** START OF DATASET CONTENT **

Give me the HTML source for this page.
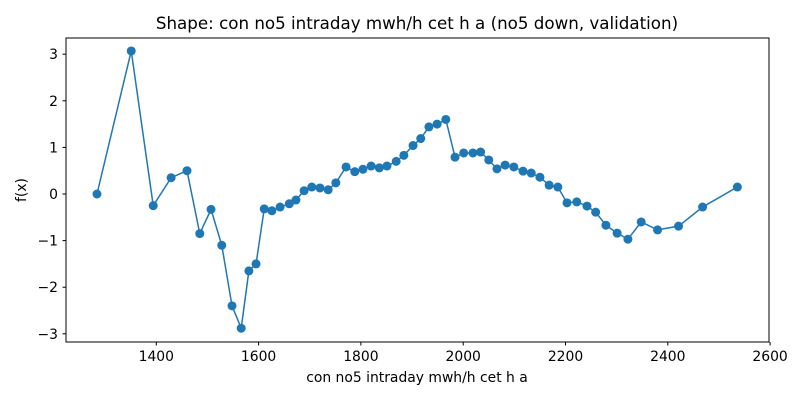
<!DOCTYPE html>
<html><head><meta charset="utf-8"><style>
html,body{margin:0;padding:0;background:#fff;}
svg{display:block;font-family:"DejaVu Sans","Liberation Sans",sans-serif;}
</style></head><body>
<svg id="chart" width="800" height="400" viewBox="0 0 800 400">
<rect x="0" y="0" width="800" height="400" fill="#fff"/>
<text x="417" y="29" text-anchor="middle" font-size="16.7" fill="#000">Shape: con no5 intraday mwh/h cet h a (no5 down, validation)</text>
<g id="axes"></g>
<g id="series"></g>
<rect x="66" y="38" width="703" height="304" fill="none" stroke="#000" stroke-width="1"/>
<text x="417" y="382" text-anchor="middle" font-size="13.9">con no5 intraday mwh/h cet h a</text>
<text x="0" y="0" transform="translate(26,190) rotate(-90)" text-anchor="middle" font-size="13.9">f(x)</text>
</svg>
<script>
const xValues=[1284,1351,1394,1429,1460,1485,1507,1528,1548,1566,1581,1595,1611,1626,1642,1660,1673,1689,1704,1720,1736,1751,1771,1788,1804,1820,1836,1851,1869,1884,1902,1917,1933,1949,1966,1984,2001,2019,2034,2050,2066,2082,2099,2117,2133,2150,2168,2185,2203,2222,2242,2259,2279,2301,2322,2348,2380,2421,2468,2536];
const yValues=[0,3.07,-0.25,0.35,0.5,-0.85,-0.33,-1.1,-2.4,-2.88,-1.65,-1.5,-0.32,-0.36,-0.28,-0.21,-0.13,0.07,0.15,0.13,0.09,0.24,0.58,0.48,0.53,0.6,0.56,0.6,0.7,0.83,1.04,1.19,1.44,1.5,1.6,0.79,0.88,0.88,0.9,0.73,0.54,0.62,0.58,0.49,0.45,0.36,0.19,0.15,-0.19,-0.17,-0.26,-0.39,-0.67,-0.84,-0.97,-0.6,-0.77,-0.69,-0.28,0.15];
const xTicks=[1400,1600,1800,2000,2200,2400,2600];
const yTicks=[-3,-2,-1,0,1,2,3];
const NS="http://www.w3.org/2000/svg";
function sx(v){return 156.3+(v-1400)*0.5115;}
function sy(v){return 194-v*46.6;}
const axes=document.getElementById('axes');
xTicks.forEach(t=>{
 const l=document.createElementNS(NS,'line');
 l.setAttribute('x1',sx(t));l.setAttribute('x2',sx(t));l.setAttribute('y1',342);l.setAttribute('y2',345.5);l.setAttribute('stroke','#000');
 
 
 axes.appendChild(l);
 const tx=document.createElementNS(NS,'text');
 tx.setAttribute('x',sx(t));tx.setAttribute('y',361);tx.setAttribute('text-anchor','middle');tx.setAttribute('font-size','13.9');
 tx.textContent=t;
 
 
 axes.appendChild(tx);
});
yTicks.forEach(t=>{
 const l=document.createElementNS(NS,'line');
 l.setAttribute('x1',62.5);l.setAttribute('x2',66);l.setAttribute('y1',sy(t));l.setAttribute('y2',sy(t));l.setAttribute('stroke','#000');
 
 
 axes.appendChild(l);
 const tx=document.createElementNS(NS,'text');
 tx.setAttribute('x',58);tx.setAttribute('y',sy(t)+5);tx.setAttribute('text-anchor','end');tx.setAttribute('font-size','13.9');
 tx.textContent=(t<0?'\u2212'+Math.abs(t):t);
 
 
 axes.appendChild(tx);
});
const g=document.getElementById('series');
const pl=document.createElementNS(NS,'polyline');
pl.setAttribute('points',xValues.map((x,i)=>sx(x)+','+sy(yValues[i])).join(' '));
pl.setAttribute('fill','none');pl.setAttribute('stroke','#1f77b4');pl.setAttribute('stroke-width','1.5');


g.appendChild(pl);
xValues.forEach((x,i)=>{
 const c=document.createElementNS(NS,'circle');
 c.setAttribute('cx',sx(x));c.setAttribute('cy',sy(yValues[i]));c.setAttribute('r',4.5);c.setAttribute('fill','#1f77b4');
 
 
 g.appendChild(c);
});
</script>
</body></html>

** END OF DATASET CONTENT **

> [PROBLEM DESCRIPTION]: All of the lines above should be printed exactly, minus the pictures.

> [SOLUTION FOR THIS PROBLEM]:
Give me the HTML source for this page.
<!DOCTYPE html>
<html><head><meta charset="utf-8"><style>
html,body{margin:0;padding:0;background:#fff;}
svg{display:block;font-family:"DejaVu Sans","Liberation Sans",sans-serif;}
</style></head><body>
<svg id="chart" width="800" height="400" viewBox="0 0 800 400">
<rect x="0" y="0" width="800" height="400" fill="#fff"/>
<text x="417" y="29" text-anchor="middle" font-size="16.7" fill="#000">Shape: con no5 intraday mwh/h cet h a (no5 down, validation)</text>
<g id="axes"></g>
<g id="series"></g>
<rect x="66" y="38" width="703" height="304" fill="none" stroke="#000" stroke-width="1"/>
<text x="417" y="382" text-anchor="middle" font-size="13.9">con no5 intraday mwh/h cet h a</text>
<text x="0" y="0" transform="translate(26,190) rotate(-90)" text-anchor="middle" font-size="13.9">f(x)</text>
</svg>
<script>
const xValues=[1284,1351,1394,1429,1460,1485,1507,1528,1548,1566,1581,1595,1611,1626,1642,1660,1673,1689,1704,1720,1736,1751,1771,1788,1804,1820,1836,1851,1869,1884,1902,1917,1933,1949,1966,1984,2001,2019,2034,2050,2066,2082,2099,2117,2133,2150,2168,2185,2203,2222,2242,2259,2279,2301,2322,2348,2380,2421,2468,2536];
const yValues=[0,3.07,-0.25,0.35,0.5,-0.85,-0.33,-1.1,-2.4,-2.88,-1.65,-1.5,-0.32,-0.36,-0.28,-0.21,-0.13,0.07,0.15,0.13,0.09,0.24,0.58,0.48,0.53,0.6,0.56,0.6,0.7,0.83,1.04,1.19,1.44,1.5,1.6,0.79,0.88,0.88,0.9,0.73,0.54,0.62,0.58,0.49,0.45,0.36,0.19,0.15,-0.19,-0.17,-0.26,-0.39,-0.67,-0.84,-0.97,-0.6,-0.77,-0.69,-0.28,0.15];
const xTicks=[1400,1600,1800,2000,2200,2400,2600];
const yTicks=[-3,-2,-1,0,1,2,3];
const NS="http://www.w3.org/2000/svg";
function sx(v){return 156.3+(v-1400)*0.5115;}
function sy(v){return 194-v*46.6;}
const axes=document.getElementById('axes');
xTicks.forEach(t=>{
 const l=document.createElementNS(NS,'line');
 l.setAttribute('x1',sx(t));l.setAttribute('x2',sx(t));l.setAttribute('y1',342);l.setAttribute('y2',345.5);l.setAttribute('stroke','#000');
 
 
 axes.appendChild(l);
 const tx=document.createElementNS(NS,'text');
 tx.setAttribute('x',sx(t));tx.setAttribute('y',361);tx.setAttribute('text-anchor','middle');tx.setAttribute('font-size','13.9');
 tx.textContent=t;
 
 
 axes.appendChild(tx);
});
yTicks.forEach(t=>{
 const l=document.createElementNS(NS,'line');
 l.setAttribute('x1',62.5);l.setAttribute('x2',66);l.setAttribute('y1',sy(t));l.setAttribute('y2',sy(t));l.setAttribute('stroke','#000');
 
 
 axes.appendChild(l);
 const tx=document.createElementNS(NS,'text');
 tx.setAttribute('x',58);tx.setAttribute('y',sy(t)+5);tx.setAttribute('text-anchor','end');tx.setAttribute('font-size','13.9');
 tx.textContent=(t<0?'\u2212'+Math.abs(t):t);
 
 
 axes.appendChild(tx);
});
const g=document.getElementById('series');
const pl=document.createElementNS(NS,'polyline');
pl.setAttribute('points',xValues.map((x,i)=>sx(x)+','+sy(yValues[i])).join(' '));
pl.setAttribute('fill','none');pl.setAttribute('stroke','#1f77b4');pl.setAttribute('stroke-width','1.5');


g.appendChild(pl);
xValues.forEach((x,i)=>{
 const c=document.createElementNS(NS,'circle');
 c.setAttribute('cx',sx(x));c.setAttribute('cy',sy(yValues[i]));c.setAttribute('r',4.5);c.setAttribute('fill','#1f77b4');
 
 
 g.appendChild(c);
});
</script>
</body></html>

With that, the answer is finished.